Joanna Ogunmuyiwa

Student Body President Finds Social-Justice Inspiration at Loyola

Joanna Ogunmuyiwa
Joanna Ogunmuyiwa, president of the Day Student Bar Association (DSBA)

Joanna Ogunmuyiwa was impressed with Loyola Law School when she first took a tour of the campus. Her student tour guide seemed to know everybody, and everybody seemed to know him.

“I loved that about Loyola,” she says. “Everyone was talking to him.”

Ogunmuyiwa followed her guide’s lead. Now in her third year at Loyola, she is president of the Day Student Bar Association (DSBA). Everybody knows her, and she knows everybody.

“Partly that’s because I’m nosy, but also because everybody’s so friendly.”

That includes professors, who willingly make time to speak to students after class and even outside office hours, she says. Ogunmuyiwa found that out early her first year when her Criminal Law professor gave her advice on how to write better case briefs. (Hint: Keep them brief.)

One of her roles as DSBA president is serving as a liaison between the Dean’s Office and students with issues such as final exam conflicts. She always finds an open ear from Dean Michael Waterstone and other administrators. “If I or the board make a request, they never make me feel that I can’t solve it,” she says..

The Student Bar Association’s main task is overseeing the funding for the school’s nearly 50 student organizations, cultural groups and legal specialty bars and support them in hosting speakers and coordinating events. The association sponsors its own events and projects, too, including a schoolwide mentoring program, job fairs, the Barrister’s Ball and monthly social outings off campus.

Exuberant and outgoing, Ogunmuyiwa is a graduate of a small high school in Texas and earned a degree in acting from New York University’s Tisch School of the Arts. The daughter of Nigerian immigrants, she also worked for the U.N. High Commission for Refugees after college.

Ogunmuyiwa’s work with the U.N. and other social justice groups persuaded her to become a lawyer rather than an actor. “I went to law school because I saw the good that I could do with a law degree,” she shares.

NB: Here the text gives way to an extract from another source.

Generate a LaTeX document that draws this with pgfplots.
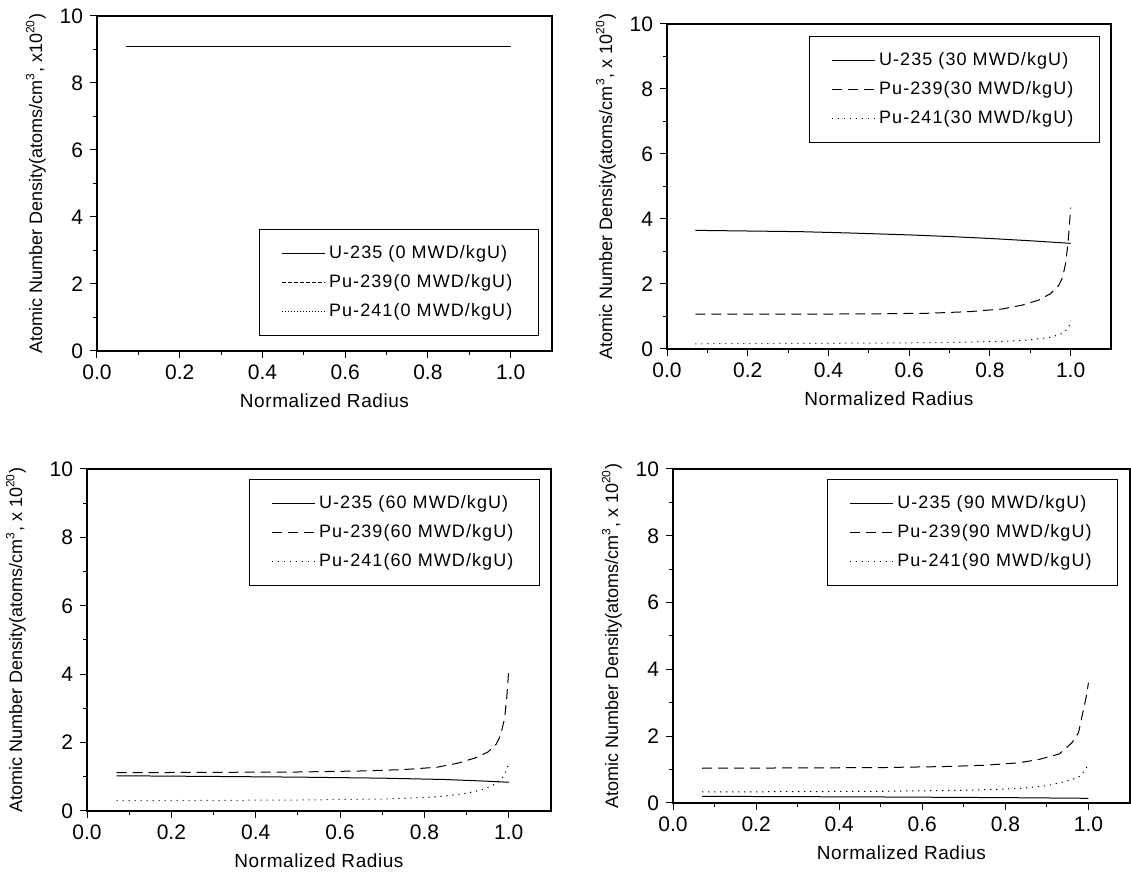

At Loyola, Ogunmuyiwa is pursuing the Criminal Justice Concentration, which provides its students with a template of courses, advisor and experiential learning requirements to help them excel in practice. One of her favorite classes has been the Death Penalty Law Seminar taught by Professor Sean Kennedy, the former federal public defender for the Central District of California and current Kaplan & Feldman Executive Director of the Center for Juvenile Law & Policy.

Kennedy, is inspiring and “really connects” with students and his topic, says Ogunmuyiwa. “You go into the class wanting to do one thing, and you come out wanting to save the world.”

Toward that end, she has at various times volunteered off campus with an immigration rights organization, a domestic violence clinic and Christian Legal Aid of Los Angeles.

This semester, Ogunmuyiwa is participating in the Capital Habeas Litigation Clinic, in which she is embedded with the Federal Public Defender’s Capital Habeas Unit, helping clients challenge their death sentences. The clinic is one of many experiential programs that satisfy the Criminal Justice Concentration’s experiential requirement.

“I get involved in a lot of things, and at Loyola, I can do that.”